§ **TASK TO CARRY OUT**:
Print, word for word, the opening line of the data below and every line after it through the line that contains "const LABEL_GAPS = [9, 23];", but not the pictures.

**** RECORDS FOR PROCESSING ****

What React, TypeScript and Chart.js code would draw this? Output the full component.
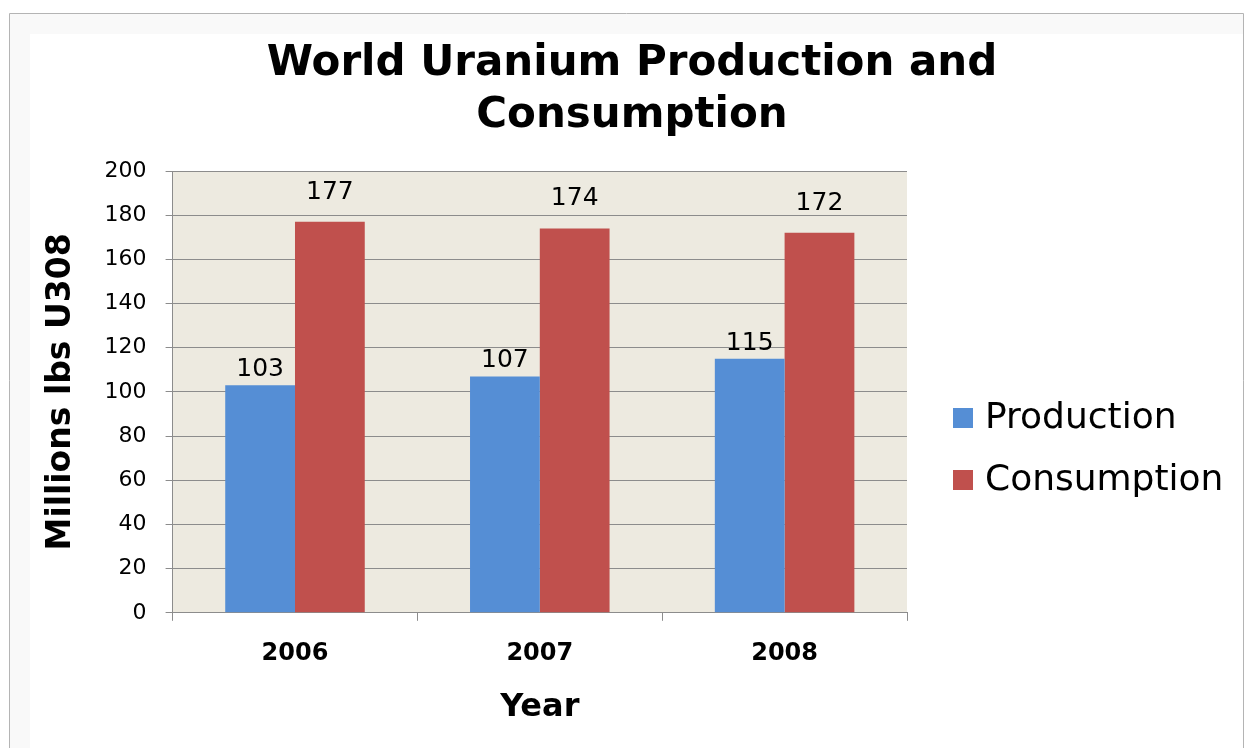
import React, { useEffect, useRef } from "react";
import { Chart, registerables } from "chart.js";

Chart.register(...registerables);

const titleLines = ["World Uranium Production and", "Consumption"];
const categories = ["2006", "2007", "2008"];
const seriesNames = ["Production", "Consumption"];
const production = [103, 107, 115];
const consumption = [177, 174, 172];
const yTicksMin = 0;
const yTicksMax = 200;
const yTicksStep = 20;
const yAxisTitle = "Millions lbs U308";
const xAxisTitle = "Year";

const FONT = "'DejaVu Sans', Verdana, sans-serif";
const BLUE = "#558ED5";
const RED = "#C0504D";
const GRID = "#8C8C8C";
const PLOT_BG = "#EDEAE0";
const LABEL_GAPS = [9, 23];

const framePlugin = {
  id: "frame",
  beforeDraw(chart: any) {
    const { ctx, width, height, chartArea } = chart;
    ctx.save();
    ctx.fillStyle = "#ffffff";
    ctx.fillRect(0, 0, width, height);
    // soft bevel inside the frame
    ctx.fillStyle = "#F9F9F9";
    ctx.fillRect(10, 14, 20, height - 14);
    ctx.fillRect(10, 14, width - 12, 20);
    ctx.fillStyle = "#ffffff";
    ctx.fillRect(30, 34, width - 40, height - 34);
    ctx.strokeStyle = "#B4B4B4";
    ctx.lineWidth = 1;
    ctx.beginPath();
    ctx.moveTo(9.5, height);
    ctx.lineTo(9.5, 13.5);
    ctx.lineTo(width - 2.5, 13.5);
    ctx.lineTo(width - 2.5, height);
    ctx.stroke();
    // plot area background
    ctx.fillStyle = PLOT_BG;
    ctx.fillRect(chartArea.left, chartArea.top, chartArea.right - chartArea.left, chartArea.bottom - chartArea.top);
    ctx.restore();
  },
};

const titlePlugin = {
  id: "twoLineTitle",
  afterDraw(chart: any) {
    const { ctx } = chart;
    ctx.save();
    ctx.font = `bold 42px ${FONT}`;
    ctx.fillStyle = "#000";
    ctx.textAlign = "center";
    ctx.textBaseline = "middle";
    titleLines.forEach((line, i) => {
      ctx.fillText(line, 632, 64 + i * 52);
    });
    ctx.restore();
  },
};

const valueLabelPlugin = {
  id: "valueLabels",
  afterDatasetsDraw(chart: any) {
    const { ctx } = chart;
    ctx.save();
    ctx.font = `25px ${FONT}`;
    ctx.fillStyle = "#000";
    ctx.textAlign = "center";
    ctx.textBaseline = "alphabetic";
    chart.data.datasets.forEach((ds: any, i: number) => {
      const meta = chart.getDatasetMeta(i);
      meta.data.forEach((bar: any, j: number) => {
        ctx.fillText(String(ds.data[j]), bar.x, bar.y - LABEL_GAPS[i]);
      });
    });
    ctx.restore();
  },
};

const sideLegendPlugin = {
  id: "sideLegend",
  afterDraw(chart: any) {
    const { ctx, chartArea } = chart;
    ctx.save();
    ctx.font = `36px ${FONT}`;
    ctx.textBaseline = "middle";
    ctx.textAlign = "left";
    chart.data.datasets.forEach((ds: any, i: number) => {
      const cy = chartArea.top + 247 + i * 62;
      const bx = chartArea.right + 46;
      ctx.fillStyle = ds.backgroundColor;
      ctx.fillRect(bx, cy - 10, 20, 20);
      ctx.fillStyle = "#000";
      ctx.fillText(ds.label, bx + 32, cy + 1);
    });
    ctx.restore();
  },
};

export default function App() {
  const ref = useRef<HTMLCanvasElement | null>(null);
  useEffect(() => {
    if (!ref.current) return;
    Chart.defaults.font.family = FONT;
    const chart = new Chart(ref.current, {
      type: "bar",
      data: {
        labels: categories,
        datasets: [
          { label: seriesNames[0], data: production, backgroundColor: BLUE, barPercentage: 1, categoryPercentage: 0.57 },
          { label: seriesNames[1], data: consumption, backgroundColor: RED, barPercentage: 1, categoryPercentage: 0.57 },
        ],
      },
      options: {
        animation: false,
        responsive: false,
        devicePixelRatio: 1,
        layout: { padding: { top: 171, right: 339, bottom: 21, left: 30 } },
        plugins: {
          legend: { display: false },
          tooltip: { enabled: false },
          title: { display: false },
        },
        scales: {
          x: {
            grid: { display: true, drawOnChartArea: false, drawTicks: true, tickLength: 8, color: GRID, offset: true },
            border: { display: true, color: GRID },
            ticks: { color: "#000", font: { family: FONT, size: 24, weight: "bold" }, padding: 19 },
            title: {
              display: true,
              text: xAxisTitle,
              color: "#000",
              font: { family: FONT, size: 32, weight: "bold", lineHeight: 1.2 },
              padding: { top: 1, bottom: 0 },
            },
          },
          y: {
            min: yTicksMin,
            max: yTicksMax,
            grid: { color: GRID, tickLength: 7, drawTicks: true },
            border: { display: true, color: GRID },
            ticks: { stepSize: yTicksStep, color: "#000", font: { family: FONT, size: 22 }, padding: 19 },
            title: {
              display: true,
              text: yAxisTitle,
              color: "#000",
              font: { family: FONT, size: 33, weight: "bold", lineHeight: 1.2 },
              padding: { top: 12, bottom: 4 },
            },
          },
        },
      },
      plugins: [framePlugin, valueLabelPlugin, sideLegendPlugin, titlePlugin],
    });
    return () => chart.destroy();
  }, []);
  return (
    <div style={{ position: "fixed", left: 0, top: 0, width: 1246, height: 748 }}>
      <canvas ref={ref} width={1246} height={748} style={{ width: 1246, height: 748 }} />
    </div>
  );
}
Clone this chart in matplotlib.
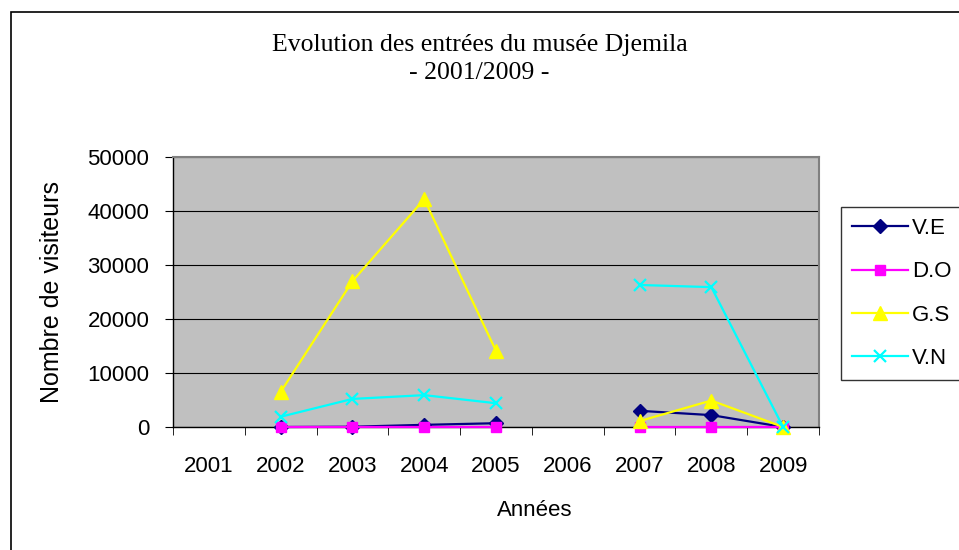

****

§ **IN RESPONSE**:
What React, TypeScript and Chart.js code would draw this? Output the full component.
import React, { useEffect, useRef } from "react";
import { Chart, registerables } from "chart.js";

Chart.register(...registerables);

const titleLines = ["World Uranium Production and", "Consumption"];
const categories = ["2006", "2007", "2008"];
const seriesNames = ["Production", "Consumption"];
const production = [103, 107, 115];
const consumption = [177, 174, 172];
const yTicksMin = 0;
const yTicksMax = 200;
const yTicksStep = 20;
const yAxisTitle = "Millions lbs U308";
const xAxisTitle = "Year";

const FONT = "'DejaVu Sans', Verdana, sans-serif";
const BLUE = "#558ED5";
const RED = "#C0504D";
const GRID = "#8C8C8C";
const PLOT_BG = "#EDEAE0";
const LABEL_GAPS = [9, 23];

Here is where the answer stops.